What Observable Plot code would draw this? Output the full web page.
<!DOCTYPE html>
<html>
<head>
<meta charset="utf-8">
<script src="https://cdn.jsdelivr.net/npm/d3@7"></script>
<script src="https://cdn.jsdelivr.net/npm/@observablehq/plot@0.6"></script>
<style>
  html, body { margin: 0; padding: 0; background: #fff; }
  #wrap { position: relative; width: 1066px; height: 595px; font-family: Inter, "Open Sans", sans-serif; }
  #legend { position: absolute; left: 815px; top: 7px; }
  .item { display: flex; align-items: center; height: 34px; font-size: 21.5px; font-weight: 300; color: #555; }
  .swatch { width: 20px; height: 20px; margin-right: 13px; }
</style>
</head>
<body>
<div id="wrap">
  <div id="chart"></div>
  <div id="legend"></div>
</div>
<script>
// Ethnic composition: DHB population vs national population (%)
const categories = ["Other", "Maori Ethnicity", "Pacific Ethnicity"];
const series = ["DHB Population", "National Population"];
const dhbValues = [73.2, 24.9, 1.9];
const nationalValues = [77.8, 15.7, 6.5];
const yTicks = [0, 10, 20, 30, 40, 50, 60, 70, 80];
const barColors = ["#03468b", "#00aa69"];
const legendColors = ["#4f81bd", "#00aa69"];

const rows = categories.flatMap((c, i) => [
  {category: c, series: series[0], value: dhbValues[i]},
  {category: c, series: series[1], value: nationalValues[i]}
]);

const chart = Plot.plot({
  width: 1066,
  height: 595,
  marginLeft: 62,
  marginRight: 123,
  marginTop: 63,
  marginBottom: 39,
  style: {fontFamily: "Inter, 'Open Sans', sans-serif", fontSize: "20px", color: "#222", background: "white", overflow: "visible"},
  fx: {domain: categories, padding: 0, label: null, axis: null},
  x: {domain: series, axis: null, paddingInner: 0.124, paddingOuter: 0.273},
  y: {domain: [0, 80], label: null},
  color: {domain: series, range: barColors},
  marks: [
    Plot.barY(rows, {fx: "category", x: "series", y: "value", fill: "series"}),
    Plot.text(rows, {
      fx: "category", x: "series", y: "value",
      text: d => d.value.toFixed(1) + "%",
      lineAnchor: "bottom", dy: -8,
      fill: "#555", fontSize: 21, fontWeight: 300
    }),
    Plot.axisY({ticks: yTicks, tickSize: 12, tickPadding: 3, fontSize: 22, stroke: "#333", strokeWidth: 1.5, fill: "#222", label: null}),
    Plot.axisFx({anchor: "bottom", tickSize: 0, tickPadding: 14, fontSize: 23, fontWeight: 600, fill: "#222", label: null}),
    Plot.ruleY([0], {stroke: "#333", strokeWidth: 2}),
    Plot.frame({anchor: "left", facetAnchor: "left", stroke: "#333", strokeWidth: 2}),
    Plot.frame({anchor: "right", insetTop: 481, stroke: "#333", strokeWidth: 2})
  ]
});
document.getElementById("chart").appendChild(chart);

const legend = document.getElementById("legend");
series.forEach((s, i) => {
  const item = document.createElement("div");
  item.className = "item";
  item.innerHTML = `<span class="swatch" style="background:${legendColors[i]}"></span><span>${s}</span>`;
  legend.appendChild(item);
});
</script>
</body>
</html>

--------------------------------

### Your objective
Extract each line from the listing above, please, and repeat it exactly.

### Correct result
What Observable Plot code would draw this? Output the full web page.
<!DOCTYPE html>
<html>
<head>
<meta charset="utf-8">
<script src="https://cdn.jsdelivr.net/npm/d3@7"></script>
<script src="https://cdn.jsdelivr.net/npm/@observablehq/plot@0.6"></script>
<style>
  html, body { margin: 0; padding: 0; background: #fff; }
  #wrap { position: relative; width: 1066px; height: 595px; font-family: Inter, "Open Sans", sans-serif; }
  #legend { position: absolute; left: 815px; top: 7px; }
  .item { display: flex; align-items: center; height: 34px; font-size: 21.5px; font-weight: 300; color: #555; }
  .swatch { width: 20px; height: 20px; margin-right: 13px; }
</style>
</head>
<body>
<div id="wrap">
  <div id="chart"></div>
  <div id="legend"></div>
</div>
<script>
// Ethnic composition: DHB population vs national population (%)
const categories = ["Other", "Maori Ethnicity", "Pacific Ethnicity"];
const series = ["DHB Population", "National Population"];
const dhbValues = [73.2, 24.9, 1.9];
const nationalValues = [77.8, 15.7, 6.5];
const yTicks = [0, 10, 20, 30, 40, 50, 60, 70, 80];
const barColors = ["#03468b", "#00aa69"];
const legendColors = ["#4f81bd", "#00aa69"];

const rows = categories.flatMap((c, i) => [
  {category: c, series: series[0], value: dhbValues[i]},
  {category: c, series: series[1], value: nationalValues[i]}
]);

const chart = Plot.plot({
  width: 1066,
  height: 595,
  marginLeft: 62,
  marginRight: 123,
  marginTop: 63,
  marginBottom: 39,
  style: {fontFamily: "Inter, 'Open Sans', sans-serif", fontSize: "20px", color: "#222", background: "white", overflow: "visible"},
  fx: {domain: categories, padding: 0, label: null, axis: null},
  x: {domain: series, axis: null, paddingInner: 0.124, paddingOuter: 0.273},
  y: {domain: [0, 80], label: null},
  color: {domain: series, range: barColors},
  marks: [
    Plot.barY(rows, {fx: "category", x: "series", y: "value", fill: "series"}),
    Plot.text(rows, {
      fx: "category", x: "series", y: "value",
      text: d => d.value.toFixed(1) + "%",
      lineAnchor: "bottom", dy: -8,
      fill: "#555", fontSize: 21, fontWeight: 300
    }),
    Plot.axisY({ticks: yTicks, tickSize: 12, tickPadding: 3, fontSize: 22, stroke: "#333", strokeWidth: 1.5, fill: "#222", label: null}),
    Plot.axisFx({anchor: "bottom", tickSize: 0, tickPadding: 14, fontSize: 23, fontWeight: 600, fill: "#222", label: null}),
    Plot.ruleY([0], {stroke: "#333", strokeWidth: 2}),
    Plot.frame({anchor: "left", facetAnchor: "left", stroke: "#333", strokeWidth: 2}),
    Plot.frame({anchor: "right", insetTop: 481, stroke: "#333", strokeWidth: 2})
  ]
});
document.getElementById("chart").appendChild(chart);

const legend = document.getElementById("legend");
series.forEach((s, i) => {
  const item = document.createElement("div");
  item.className = "item";
  item.innerHTML = `<span class="swatch" style="background:${legendColors[i]}"></span><span>${s}</span>`;
  legend.appendChild(item);
});
</script>
</body>
</html>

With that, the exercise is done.